_Direction:_
Leave out the pictures and retype only the lines from the opening line to the line that holds "return (B - yp) / H", both ends included.

_Provided data:_
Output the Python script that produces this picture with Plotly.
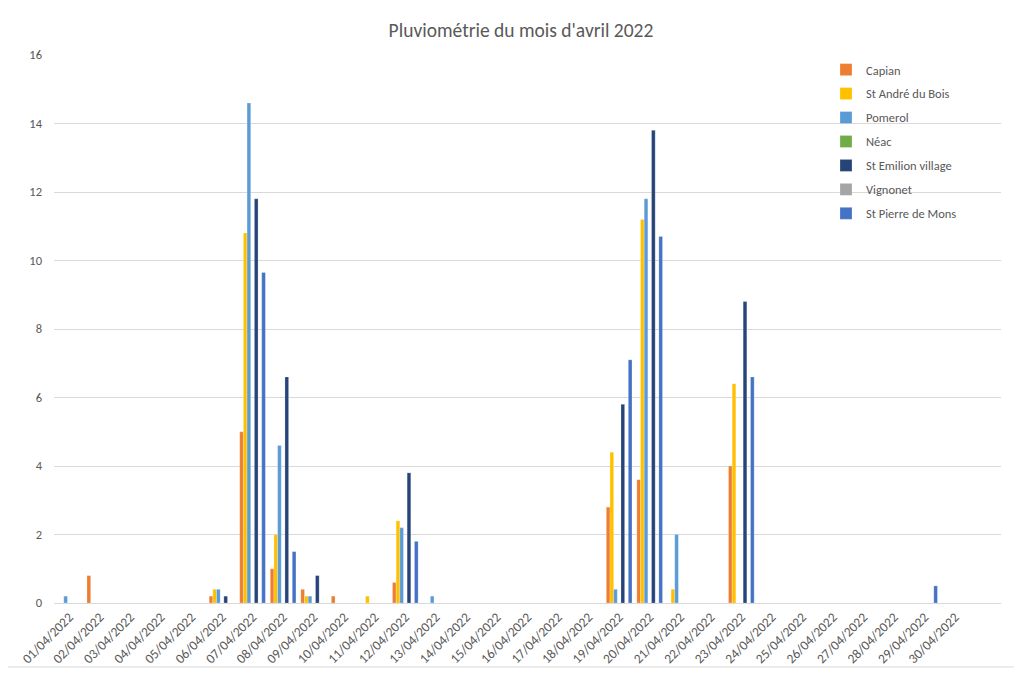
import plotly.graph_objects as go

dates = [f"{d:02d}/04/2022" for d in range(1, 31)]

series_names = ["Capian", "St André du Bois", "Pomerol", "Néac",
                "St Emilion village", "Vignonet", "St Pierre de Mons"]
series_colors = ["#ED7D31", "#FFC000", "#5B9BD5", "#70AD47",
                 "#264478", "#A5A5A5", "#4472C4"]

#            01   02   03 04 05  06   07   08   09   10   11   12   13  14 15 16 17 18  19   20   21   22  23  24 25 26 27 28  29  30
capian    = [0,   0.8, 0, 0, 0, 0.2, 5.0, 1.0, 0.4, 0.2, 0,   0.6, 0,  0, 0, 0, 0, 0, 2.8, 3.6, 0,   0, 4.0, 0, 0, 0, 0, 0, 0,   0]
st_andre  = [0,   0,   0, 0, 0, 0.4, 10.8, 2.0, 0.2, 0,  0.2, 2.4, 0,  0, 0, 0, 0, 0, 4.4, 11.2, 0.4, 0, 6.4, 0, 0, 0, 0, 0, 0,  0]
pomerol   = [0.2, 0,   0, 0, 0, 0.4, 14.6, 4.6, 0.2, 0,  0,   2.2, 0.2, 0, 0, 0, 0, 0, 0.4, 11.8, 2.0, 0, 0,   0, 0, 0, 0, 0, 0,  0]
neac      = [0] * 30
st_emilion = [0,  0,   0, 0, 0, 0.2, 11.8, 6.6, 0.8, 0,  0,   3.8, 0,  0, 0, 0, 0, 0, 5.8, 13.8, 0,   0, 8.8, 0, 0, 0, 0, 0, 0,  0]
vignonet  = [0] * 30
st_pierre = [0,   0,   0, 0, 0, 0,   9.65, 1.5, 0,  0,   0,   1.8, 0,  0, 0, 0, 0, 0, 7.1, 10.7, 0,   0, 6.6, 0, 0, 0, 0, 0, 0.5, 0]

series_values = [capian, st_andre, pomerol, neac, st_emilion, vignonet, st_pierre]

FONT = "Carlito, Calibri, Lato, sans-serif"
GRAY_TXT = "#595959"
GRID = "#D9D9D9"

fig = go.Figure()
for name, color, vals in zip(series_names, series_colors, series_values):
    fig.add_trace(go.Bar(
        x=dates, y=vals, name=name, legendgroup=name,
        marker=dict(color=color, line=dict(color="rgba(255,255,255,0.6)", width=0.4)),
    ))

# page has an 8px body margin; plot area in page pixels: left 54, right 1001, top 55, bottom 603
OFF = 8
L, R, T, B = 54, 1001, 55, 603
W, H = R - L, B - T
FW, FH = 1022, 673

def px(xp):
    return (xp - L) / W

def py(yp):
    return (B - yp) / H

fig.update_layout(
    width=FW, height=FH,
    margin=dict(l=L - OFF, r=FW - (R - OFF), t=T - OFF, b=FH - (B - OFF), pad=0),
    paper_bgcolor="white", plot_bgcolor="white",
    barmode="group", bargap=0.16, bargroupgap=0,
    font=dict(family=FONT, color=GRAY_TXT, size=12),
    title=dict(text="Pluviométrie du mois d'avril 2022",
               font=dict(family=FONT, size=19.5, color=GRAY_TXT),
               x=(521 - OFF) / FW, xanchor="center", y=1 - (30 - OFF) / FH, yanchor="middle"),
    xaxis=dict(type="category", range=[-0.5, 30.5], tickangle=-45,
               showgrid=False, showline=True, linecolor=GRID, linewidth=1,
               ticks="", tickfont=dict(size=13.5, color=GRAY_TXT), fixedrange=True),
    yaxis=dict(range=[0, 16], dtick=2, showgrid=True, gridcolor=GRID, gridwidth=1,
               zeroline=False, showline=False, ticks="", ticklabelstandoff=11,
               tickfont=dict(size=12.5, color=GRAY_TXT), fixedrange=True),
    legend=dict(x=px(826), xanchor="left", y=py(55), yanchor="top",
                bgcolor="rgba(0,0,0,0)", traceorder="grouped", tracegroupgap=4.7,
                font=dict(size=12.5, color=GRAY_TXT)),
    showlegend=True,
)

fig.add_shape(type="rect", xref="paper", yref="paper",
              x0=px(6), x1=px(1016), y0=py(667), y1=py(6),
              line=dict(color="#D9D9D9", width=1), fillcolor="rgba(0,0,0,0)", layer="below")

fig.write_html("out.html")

_Answer to this task:_
Output the Python script that produces this picture with Plotly.
import plotly.graph_objects as go

dates = [f"{d:02d}/04/2022" for d in range(1, 31)]

series_names = ["Capian", "St André du Bois", "Pomerol", "Néac",
                "St Emilion village", "Vignonet", "St Pierre de Mons"]
series_colors = ["#ED7D31", "#FFC000", "#5B9BD5", "#70AD47",
                 "#264478", "#A5A5A5", "#4472C4"]

#            01   02   03 04 05  06   07   08   09   10   11   12   13  14 15 16 17 18  19   20   21   22  23  24 25 26 27 28  29  30
capian    = [0,   0.8, 0, 0, 0, 0.2, 5.0, 1.0, 0.4, 0.2, 0,   0.6, 0,  0, 0, 0, 0, 0, 2.8, 3.6, 0,   0, 4.0, 0, 0, 0, 0, 0, 0,   0]
st_andre  = [0,   0,   0, 0, 0, 0.4, 10.8, 2.0, 0.2, 0,  0.2, 2.4, 0,  0, 0, 0, 0, 0, 4.4, 11.2, 0.4, 0, 6.4, 0, 0, 0, 0, 0, 0,  0]
pomerol   = [0.2, 0,   0, 0, 0, 0.4, 14.6, 4.6, 0.2, 0,  0,   2.2, 0.2, 0, 0, 0, 0, 0, 0.4, 11.8, 2.0, 0, 0,   0, 0, 0, 0, 0, 0,  0]
neac      = [0] * 30
st_emilion = [0,  0,   0, 0, 0, 0.2, 11.8, 6.6, 0.8, 0,  0,   3.8, 0,  0, 0, 0, 0, 0, 5.8, 13.8, 0,   0, 8.8, 0, 0, 0, 0, 0, 0,  0]
vignonet  = [0] * 30
st_pierre = [0,   0,   0, 0, 0, 0,   9.65, 1.5, 0,  0,   0,   1.8, 0,  0, 0, 0, 0, 0, 7.1, 10.7, 0,   0, 6.6, 0, 0, 0, 0, 0, 0.5, 0]

series_values = [capian, st_andre, pomerol, neac, st_emilion, vignonet, st_pierre]

FONT = "Carlito, Calibri, Lato, sans-serif"
GRAY_TXT = "#595959"
GRID = "#D9D9D9"

fig = go.Figure()
for name, color, vals in zip(series_names, series_colors, series_values):
    fig.add_trace(go.Bar(
        x=dates, y=vals, name=name, legendgroup=name,
        marker=dict(color=color, line=dict(color="rgba(255,255,255,0.6)", width=0.4)),
    ))

# page has an 8px body margin; plot area in page pixels: left 54, right 1001, top 55, bottom 603
OFF = 8
L, R, T, B = 54, 1001, 55, 603
W, H = R - L, B - T
FW, FH = 1022, 673

def px(xp):
    return (xp - L) / W

def py(yp):
    return (B - yp) / H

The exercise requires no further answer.